Как можно свергнуть государство, которое после войны стало еще сильнее, которое возглавляя лагерь мира и демократии, объединяет под своим знаменем 800 миллионов! От одного только дуновения этой многомиллионной массы на земном шаре могут произойти события, которых мир не видал и история не знает. Ия — незначительная какая-то песчинка — должен был пойти против этого океана человечески; масс, организованных в стройную государственную систему. Прошу извинить меня, но это фантастагорическое [так в тексте. — Ред.] противоречие! В чем меня обвиняют — я не только не думал, но мне и во сне не снилось. Поэтому выражаю надежду, что Президиум Верховного Совета СССР отменит несправедливый приговор, вынесенный мне 1/Х.54 г. Военной коллегией.

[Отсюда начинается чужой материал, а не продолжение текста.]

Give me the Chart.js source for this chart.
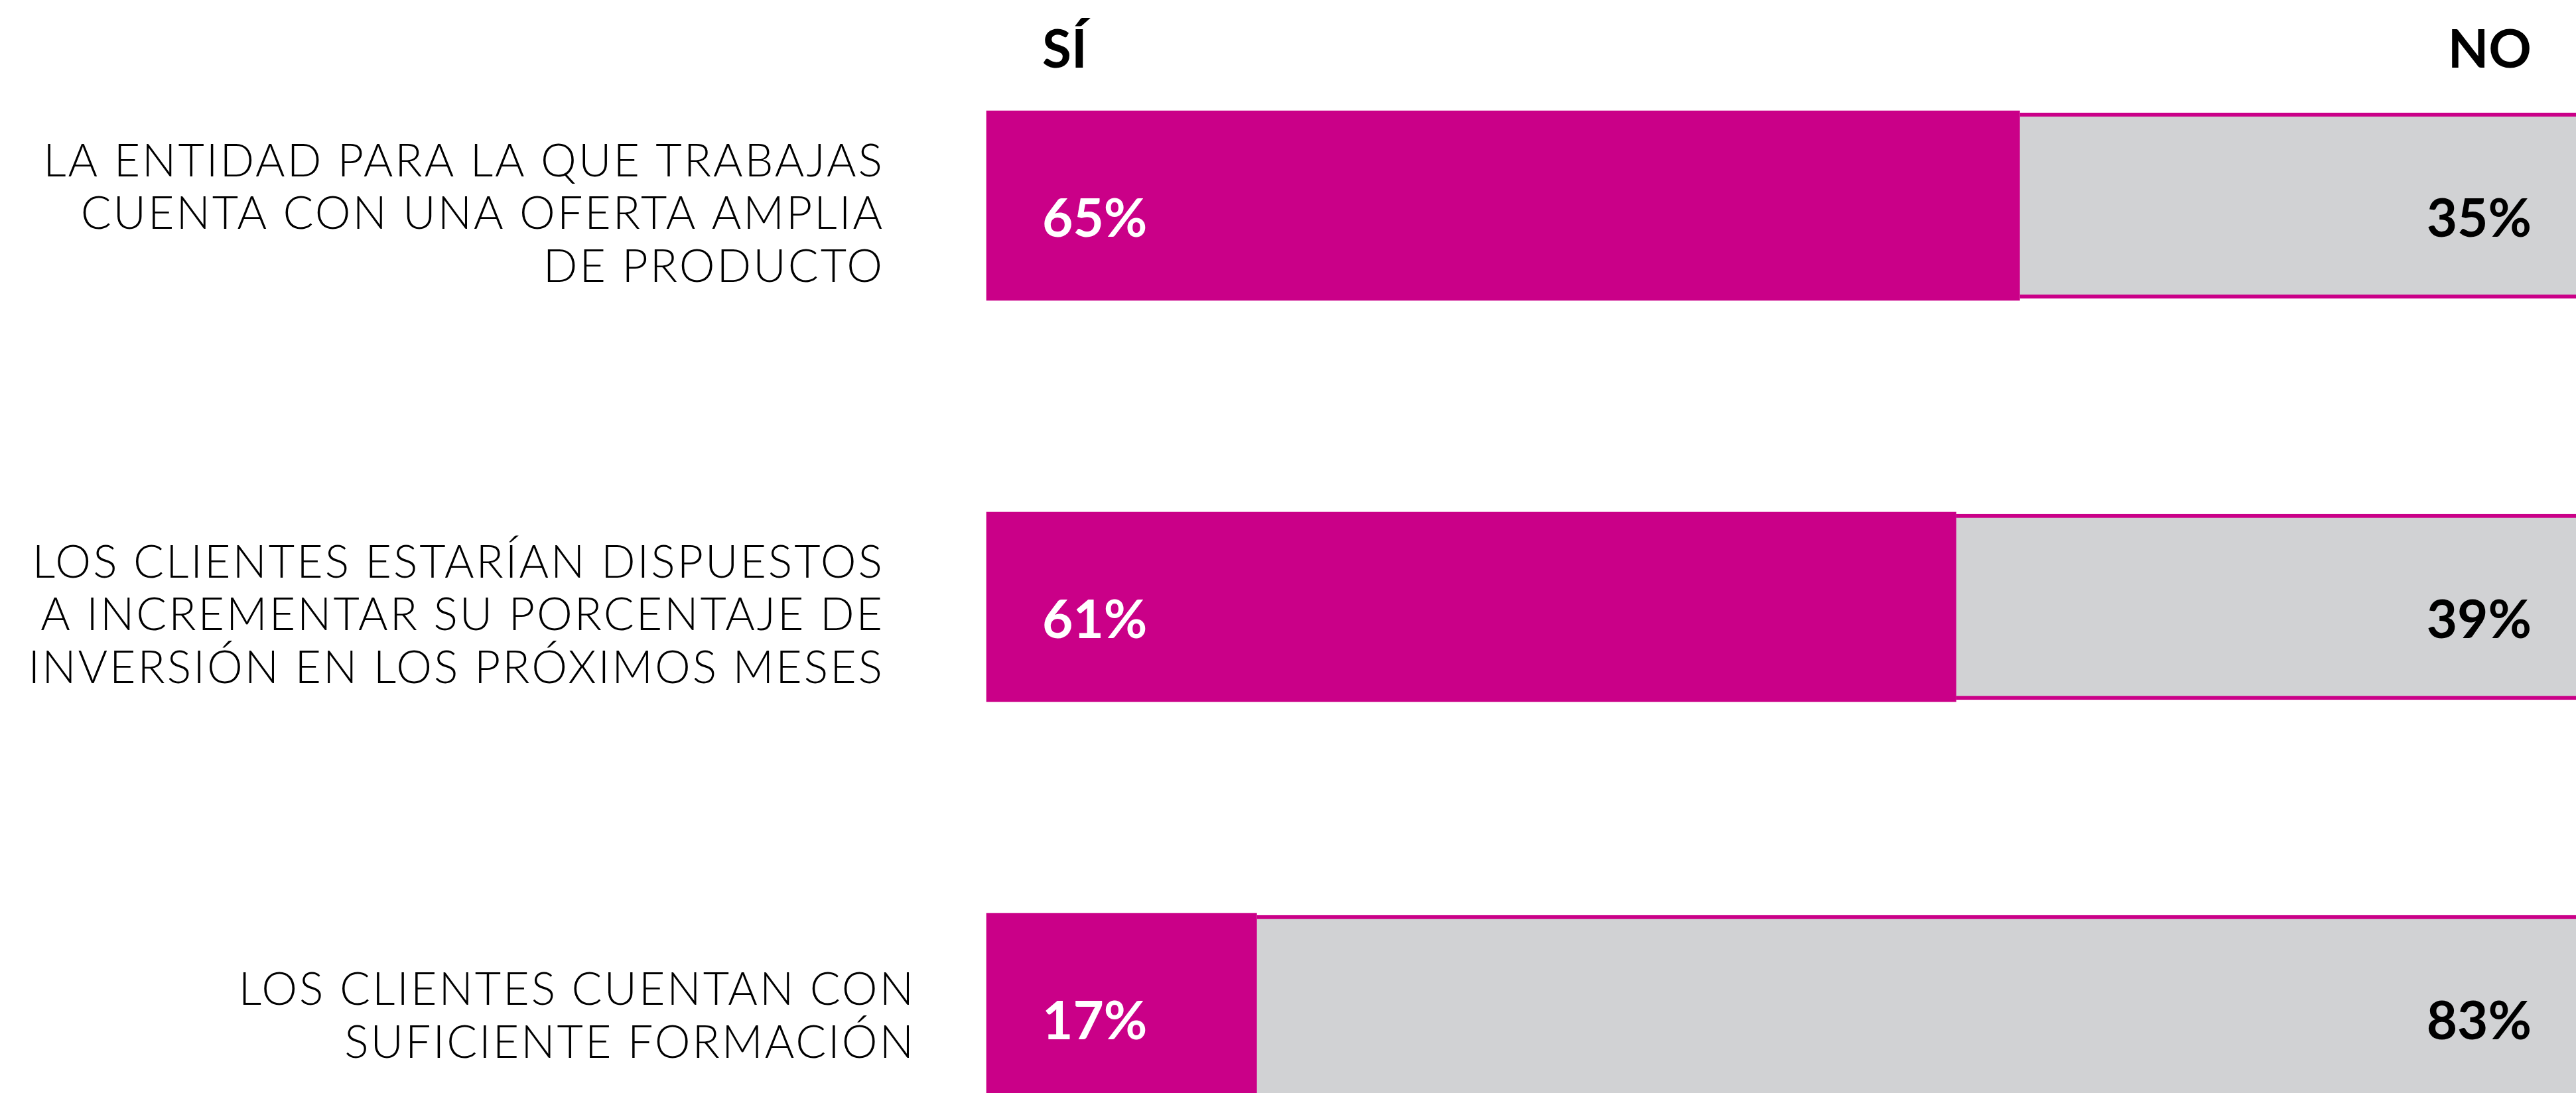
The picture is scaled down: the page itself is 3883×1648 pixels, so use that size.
<!DOCTYPE html>
<html lang="es">
<head>
<meta charset="utf-8">
<title>Encuesta: Sí / No</title>
<script src="https://cdn.jsdelivr.net/npm/chart.js@4/dist/chart.umd.min.js"></script>
<style>
  html, body { margin: 0; padding: 0; background: #ffffff; overflow: hidden; }
  #wrap { position: relative; width: 3883px; height: 1648px; }
</style>
</head>
<body>
<div id="wrap"><canvas id="chart"></canvas></div>
<script>
// Preguntas (cada una partida en líneas)
const categories = [
  ['LA ENTIDAD PARA LA QUE TRABAJAS', 'CUENTA CON UNA OFERTA AMPLIA', 'DE PRODUCTO'],
  ['LOS CLIENTES ESTARÍAN DISPUESTOS', 'A INCREMENTAR SU PORCENTAJE DE', 'INVERSIÓN EN LOS PRÓXIMOS MESES'],
  ['LOS CLIENTES CUENTAN CON', 'SUFICIENTE FORMACIÓN']
];
const seriesNames = ['SÍ', 'NO'];
const siValues = [65, 61, 17];
const noValues = [35, 39, 83];

const MAGENTA = '#ca0088';
const GREY = '#d1d2d4';

const LABEL_FONT = '300 68px Lato, "Open Sans", sans-serif';
const VALUE_FONT = '700 80px Lato, "Open Sans", sans-serif';

// Textos: cabeceras de serie, porcentajes y preguntas
const textPlugin = {
  id: 'texts',
  afterDatasetsDraw(chart) {
    const { ctx, scales } = chart;
    const x = scales.x, y = scales.y;
    const left = x.getPixelForValue(0);
    const right = x.getPixelForValue(100);
    ctx.save();

    // cabeceras SÍ / NO
    ctx.font = VALUE_FONT;
    ctx.fillStyle = '#000000';
    ctx.textBaseline = 'alphabetic';
    ctx.textAlign = 'left';
    ctx.fillText(chart.data.datasets[0].label, left + 84, 102);
    ctx.textAlign = 'right';
    ctx.fillText(chart.data.datasets[1].label, right - 67, 102);

    // porcentajes dentro de las barras
    chart.data.labels.forEach((_, i) => {
      const cy = y.getPixelForValue(i);
      ctx.font = VALUE_FONT;
      ctx.textAlign = 'left';
      ctx.fillStyle = '#ffffff';
      ctx.fillText(chart.data.datasets[0].data[i] + '%', left + 84, cy + 47);
      ctx.textAlign = 'right';
      ctx.fillStyle = '#000000';
      ctx.fillText(chart.data.datasets[1].data[i] + '%', right - 67, cy + 47);
    });

    // preguntas, alineadas a la derecha y algo espaciadas
    ctx.font = LABEL_FONT;
    const spacing = 3;
    if ('letterSpacing' in ctx) ctx.letterSpacing = spacing + 'px';
    ctx.fillStyle = '#000000';
    ctx.textAlign = 'right';
    const lineH = 79.5;
    chart.data.labels.forEach((lines, i) => {
      const cy = y.getPixelForValue(i);
      const edge = (i === chart.data.labels.length - 1 ? 1377 : 1330) + spacing;
      lines.forEach((line, j) => {
        const by = cy + 35 + (j - (lines.length - 1) / 2) * lineH;
        ctx.fillText(line, edge, by);
      });
    });
    ctx.restore();
  }
};

new Chart(document.getElementById('chart'), {
  type: 'bar',
  data: {
    labels: categories,
    datasets: [
      {
        label: seriesNames[0],
        data: siValues,
        backgroundColor: MAGENTA,
        borderWidth: 0,
        barThickness: 286,
        clip: false
      },
      {
        label: seriesNames[1],
        data: noValues,
        backgroundColor: GREY,
        borderColor: MAGENTA,
        borderWidth: { top: 6, bottom: 6, left: 0, right: 0 },
        borderSkipped: false,
        barThickness: 280,
        clip: false
      }
    ]
  },
  options: {
    indexAxis: 'y',
    responsive: true,
    maintainAspectRatio: false,
    animation: false,
    events: [],
    layout: { padding: { left: 1487, right: 0, top: 310, bottom: 128 } },
    scales: {
      x: { stacked: true, min: 0, max: 100, display: false },
      y: { stacked: true, offset: false, display: false }
    },
    plugins: {
      legend: { display: false },
      tooltip: { enabled: false }
    }
  },
  plugins: [textPlugin]
});
</script>
</body>
</html>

Несколько слов личного порядка. Сегодня исполнилось ровно 500 дней (пятьсот), как я нахожусь под стражей в одиночном заключении. 40 (сорок!) дней жду каждую минуту, каждую секунду — смерти. Сорок дней и сорок ночей при каждом каком-либо шорохе или шуме шагов в коридоре, мне кажется, что идут за мной и уже должны взять на смертную казнь. Трудно описать пером те испытания, которым я подвергаюсь. Они, эти испытания и переживания, достойны перу такого гения, как Достоевский. Особенно тяжело было 7 и 8 ноября, когда весь советский народ ликует, все прогрессивное человечество отмечает Великий Праздник, а ты сидишь за железной решеткой, в каменном мешке, не чувствуя за собой никакой вины, оторванный от семьи, от несчастных своих детей...

Камера, в которую меня поместили после смертного приговора, почти лишена естественного света, из нее даже небо не просматривается; за эти сорок дней я не дышал свежим воздухом, меня за это время не выводили никуда, уборная в самой камере, стоит невыносимое зловоние... За что я подвергаюсь этим моральным пыткам. Сердце обливается кровью, не могу больше писать — глаза залиты горькими слезами...

Прошу Вас, очень прошу, скорее кончить со мной так или этак... Никакие нервы не выдерживают, ибо душевные переживания хуже всяких физических мук.

Осужденный к смерти    

[п.п.] А. Кобулов

9 ноября 1954 г.

Бутырская тюрьма, камера смертников.